Sunday, June 28, 2009

Big Fish



A spectacle that I didn't know about until about a week or more after it's initial release. A group of friends and I were talking at the lunch table and everyone was mentioning Big Fish and I had no clue so I asked and they said it was Tim Burton's new film. So, soon there after ward my friend Martin and I, went to see it at the Toccoa Big FishTriple Cinema and when we were in there we ended up being the only ones. Toccoa is a shit hole nowadays for those who are unaware. It was something that I had no idea what it was about, I'm just a fan of Tim Burton so I look forward to seeing anything he does. I liked seeing it with no one else except one person in the room it kind of makes me feel like it's a special screening of the film in a way. Plus, you don't have to hear anyone else's dumb ass comments. I think the last thing Burton had done was the Planet of the Apes remake which looked good but, it wasn't such a good film some had thought. So, I'm sure a lot of people were sort of sceptical towards his next plunge into film. After I finished this film my eyes were wet with joy.

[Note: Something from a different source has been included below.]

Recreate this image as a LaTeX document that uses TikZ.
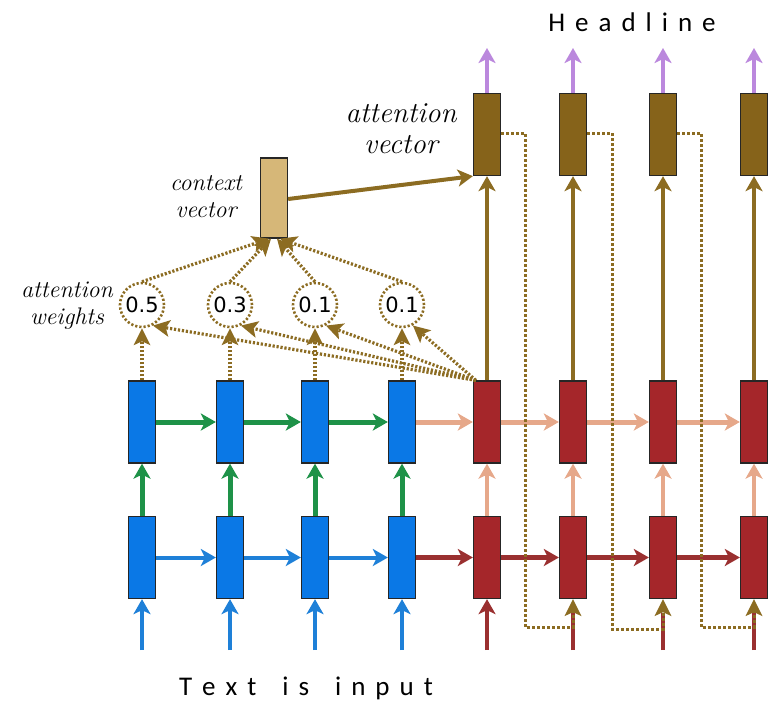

Big Fish is a beautiful film that follows the many tall tales of, Ed Bloom (Albert Finney-Senior, Ewin McGregor-Young), which explains a specific reason as of to why some things are how they now or, how they happened in his own personal perspective. The stories range everywhere from the birth of his son, to the meeting of his wife, to the hundreds of people he had met on his travels, from the time he was growing up, and times during war. His son, Will (Billy Crudup), has listened to his fathers false stories his whole life and for once would like to know 'the truth' for the sheer fact that his father is nearing his final days. The harder Will tries to get the truth from his father, his father stand by is story as the solemnly sworn truth and doesn't back down from his word. Will continues to believe his father is a liar and tries to piece together the truth on his own but, slowly starts to realize the man that his father really was which he never was able to know until now.

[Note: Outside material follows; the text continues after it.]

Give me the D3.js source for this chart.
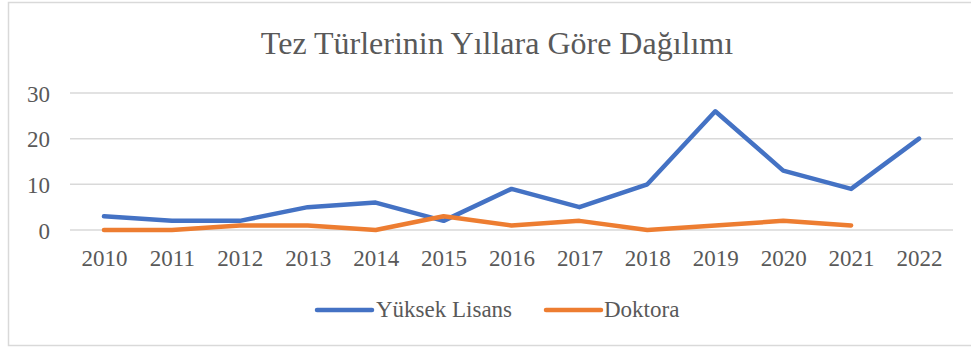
<!DOCTYPE html>
<html>
<head>
<meta charset="utf-8">
<script src="https://cdn.jsdelivr.net/npm/d3@7"></script>
<style>
  html, body { margin: 0; padding: 0; background: #fff; }
  svg { display: block; }
</style>
</head>
<body>
<svg id="chart" width="971" height="347"></svg>
<script>
// Thesis counts per year, by thesis type
const years = ["2010","2011","2012","2013","2014","2015","2016","2017","2018","2019","2020","2021","2022"];
const yuksekLisans = [3, 2, 2, 5, 6, 2, 9, 5, 10, 26, 13, 9, 20];
const doktora = [0, 0, 1, 1, 0, 3, 1, 2, 0, 1, 2, 1, null];
const yTicks = [0, 10, 20, 30];
const seriesNames = ["Yüksek Lisans", "Doktora"];
const seriesColors = ["#4472C4", "#ED7D31"];

const svg = d3.select("#chart");
const font = "'Liberation Serif', 'Times New Roman', serif";
const textColor = "#595959";

// chart frame
svg.append("rect")
  .attr("x", 8.5).attr("y", 2.5)
  .attr("width", 975).attr("height", 343)
  .attr("fill", "#fff")
  .attr("stroke", "#D9D9D9").attr("stroke-width", 1.5);

// title
svg.append("text")
  .attr("x", 497).attr("y", 54)
  .attr("text-anchor", "middle")
  .attr("font-family", font).attr("font-size", 32)
  .attr("fill", textColor)
  .text("Tez Türlerinin Yıllara Göre Dağılımı");

const plot = { left: 70, right: 953, top: 93, bottom: 230 };

const x = d3.scalePoint().domain(years).range([plot.left, plot.right]).padding(0.5);
const y = d3.scaleLinear().domain([0, 30]).range([plot.bottom, plot.top]);

// horizontal gridlines
svg.append("g")
  .selectAll("line")
  .data(yTicks)
  .join("line")
  .attr("x1", plot.left).attr("x2", plot.right)
  .attr("y1", d => y(d)).attr("y2", d => y(d))
  .attr("stroke", "#D9D9D9").attr("stroke-width", 1.5);

// y axis labels
const yAxis = d3.axisLeft(y).tickValues(yTicks).tickSize(0).tickPadding(0);
const gy = svg.append("g").attr("transform", "translate(50,0)").call(yAxis);
gy.select(".domain").remove();
gy.selectAll("text")
  .attr("font-family", font).attr("font-size", 23)
  .attr("fill", textColor).attr("dy", "0.35em");

// x axis labels
const xAxis = d3.axisBottom(x).tickSize(0).tickPadding(0);
const gx = svg.append("g").attr("transform", `translate(0,${plot.bottom})`).call(xAxis);
gx.select(".domain").remove();
gx.selectAll("text")
  .attr("font-family", font).attr("font-size", 23)
  .attr("fill", textColor).attr("dy", null).attr("y", 36);

// series lines
const line = d3.line()
  .defined(d => d.v !== null)
  .x(d => x(d.year))
  .y(d => y(d.v));

[yuksekLisans, doktora].forEach((vals, i) => {
  const pts = years.map((yr, j) => ({ year: yr, v: vals[j] }));
  svg.append("path")
    .datum(pts)
    .attr("d", line)
    .attr("fill", "none")
    .attr("stroke", seriesColors[i])
    .attr("stroke-width", 4.5)
    .attr("stroke-linecap", "round")
    .attr("stroke-linejoin", "round");
});

// legend
const legendItems = [
  { x1: 317, x2: 372, tx: 376 },
  { x1: 546, x2: 601, tx: 604 }
];
legendItems.forEach((it, i) => {
  svg.append("line")
    .attr("x1", it.x1).attr("x2", it.x2)
    .attr("y1", 310).attr("y2", 310)
    .attr("stroke", seriesColors[i]).attr("stroke-width", 4.5)
    .attr("stroke-linecap", "round");
  svg.append("text")
    .attr("x", it.tx).attr("y", 317)
    .attr("font-family", font).attr("font-size", 23)
    .attr("fill", textColor)
    .text(seriesNames[i]);
});
</script>
</body>
</html>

The film is my second favorite construction by Burton next to Sweeny Todd: The Demon Barber of Fleet Street. It's a one of the most beautifully thought out story lines from a very unlikely, yet equally imaginative director. The cast ranges all the way from Danny Devito, Steve Buscemi, Jessica Lange, Matthew McGrory, and Helena Bonham Carter. The name is nothing short of a oxymoron to the old saying a fish gets bigger every time you tell the story about how big the fish was and that is the best way to describe the character, Ed Bloom. The man starts telling the tales so much he becomes them. It to me is a gorgeous concept challenging the idea of why does all everything have to be so boring when you tell the story? A story is only as exciting as important it was to you and Ed Bloom made clear that every single moment in life was important and it was as exciting to him as it was to the people that listened to the stories he thought up to go along with them.